*Given request*
Extract all lines that hold the string "document".

*Exercise materials*

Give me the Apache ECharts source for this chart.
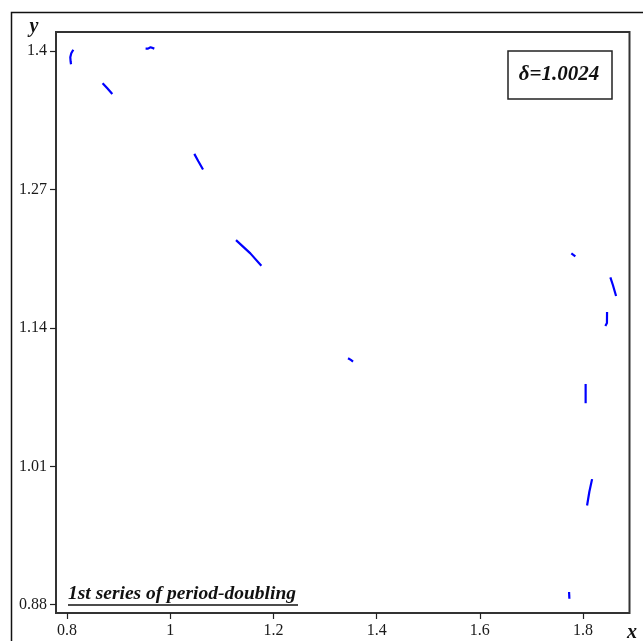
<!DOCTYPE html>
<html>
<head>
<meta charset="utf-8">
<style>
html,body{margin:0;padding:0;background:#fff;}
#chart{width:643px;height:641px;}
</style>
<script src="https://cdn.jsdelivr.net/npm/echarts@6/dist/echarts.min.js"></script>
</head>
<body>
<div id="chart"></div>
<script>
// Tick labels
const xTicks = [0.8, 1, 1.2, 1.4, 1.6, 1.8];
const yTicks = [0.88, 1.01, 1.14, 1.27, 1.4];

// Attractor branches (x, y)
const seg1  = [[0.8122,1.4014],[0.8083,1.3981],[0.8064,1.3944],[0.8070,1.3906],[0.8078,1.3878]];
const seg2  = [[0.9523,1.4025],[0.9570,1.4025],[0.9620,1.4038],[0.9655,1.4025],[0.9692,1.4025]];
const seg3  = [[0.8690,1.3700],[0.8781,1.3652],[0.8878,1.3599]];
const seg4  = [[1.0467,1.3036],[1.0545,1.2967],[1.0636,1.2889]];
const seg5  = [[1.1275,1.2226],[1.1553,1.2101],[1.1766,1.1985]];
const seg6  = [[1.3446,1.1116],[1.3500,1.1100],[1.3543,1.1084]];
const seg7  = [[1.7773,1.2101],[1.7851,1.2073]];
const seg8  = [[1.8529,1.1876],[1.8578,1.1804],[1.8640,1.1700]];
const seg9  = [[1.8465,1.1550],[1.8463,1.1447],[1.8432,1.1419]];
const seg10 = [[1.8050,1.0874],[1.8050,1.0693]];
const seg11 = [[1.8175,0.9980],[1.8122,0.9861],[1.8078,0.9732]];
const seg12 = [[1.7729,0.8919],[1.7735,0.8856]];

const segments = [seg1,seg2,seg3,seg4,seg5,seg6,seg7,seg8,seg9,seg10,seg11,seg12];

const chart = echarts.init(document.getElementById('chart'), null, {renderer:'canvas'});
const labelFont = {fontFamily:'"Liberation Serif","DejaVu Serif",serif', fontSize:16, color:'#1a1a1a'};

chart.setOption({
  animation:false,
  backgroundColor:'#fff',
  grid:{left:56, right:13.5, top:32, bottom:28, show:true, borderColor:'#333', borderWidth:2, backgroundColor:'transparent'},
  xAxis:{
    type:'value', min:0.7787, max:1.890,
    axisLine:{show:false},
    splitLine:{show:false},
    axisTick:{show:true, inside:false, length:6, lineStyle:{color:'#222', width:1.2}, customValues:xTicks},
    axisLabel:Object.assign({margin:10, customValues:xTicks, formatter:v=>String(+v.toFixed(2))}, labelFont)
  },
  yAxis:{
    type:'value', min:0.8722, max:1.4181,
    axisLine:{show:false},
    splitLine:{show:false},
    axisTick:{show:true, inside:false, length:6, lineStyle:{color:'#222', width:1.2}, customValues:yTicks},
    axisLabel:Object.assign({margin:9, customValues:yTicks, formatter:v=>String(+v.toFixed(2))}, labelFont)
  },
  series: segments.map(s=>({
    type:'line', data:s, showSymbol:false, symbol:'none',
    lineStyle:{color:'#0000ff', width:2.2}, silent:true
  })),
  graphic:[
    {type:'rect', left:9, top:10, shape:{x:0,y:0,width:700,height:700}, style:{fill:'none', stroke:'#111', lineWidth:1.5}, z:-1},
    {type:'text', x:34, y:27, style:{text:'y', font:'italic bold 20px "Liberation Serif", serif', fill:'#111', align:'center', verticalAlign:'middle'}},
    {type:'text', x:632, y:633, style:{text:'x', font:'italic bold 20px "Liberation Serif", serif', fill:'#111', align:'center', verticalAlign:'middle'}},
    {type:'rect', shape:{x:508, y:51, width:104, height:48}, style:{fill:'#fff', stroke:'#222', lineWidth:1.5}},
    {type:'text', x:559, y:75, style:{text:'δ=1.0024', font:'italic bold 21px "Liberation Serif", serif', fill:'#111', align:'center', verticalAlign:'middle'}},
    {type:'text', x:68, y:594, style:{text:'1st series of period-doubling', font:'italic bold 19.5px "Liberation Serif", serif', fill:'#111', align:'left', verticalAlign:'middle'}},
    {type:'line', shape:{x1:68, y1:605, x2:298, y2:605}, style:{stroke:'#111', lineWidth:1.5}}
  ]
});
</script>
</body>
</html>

...

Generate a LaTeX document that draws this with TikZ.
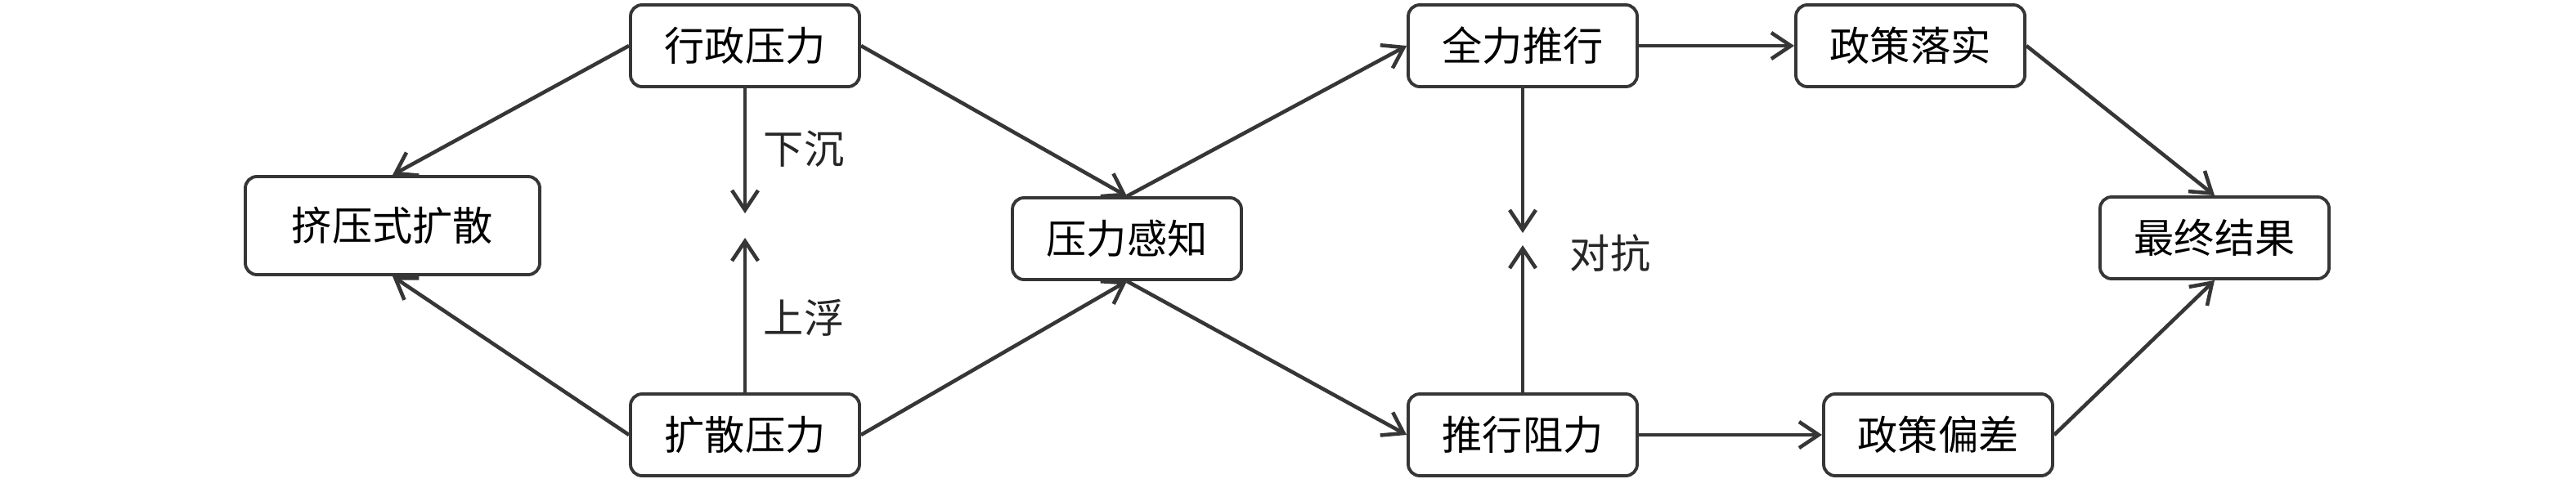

*Result for this exercise*
const chart = echarts.init(document.getElementById('chart'), null, {renderer:'canvas'});
Generate a LaTeX document that draws this with TikZ.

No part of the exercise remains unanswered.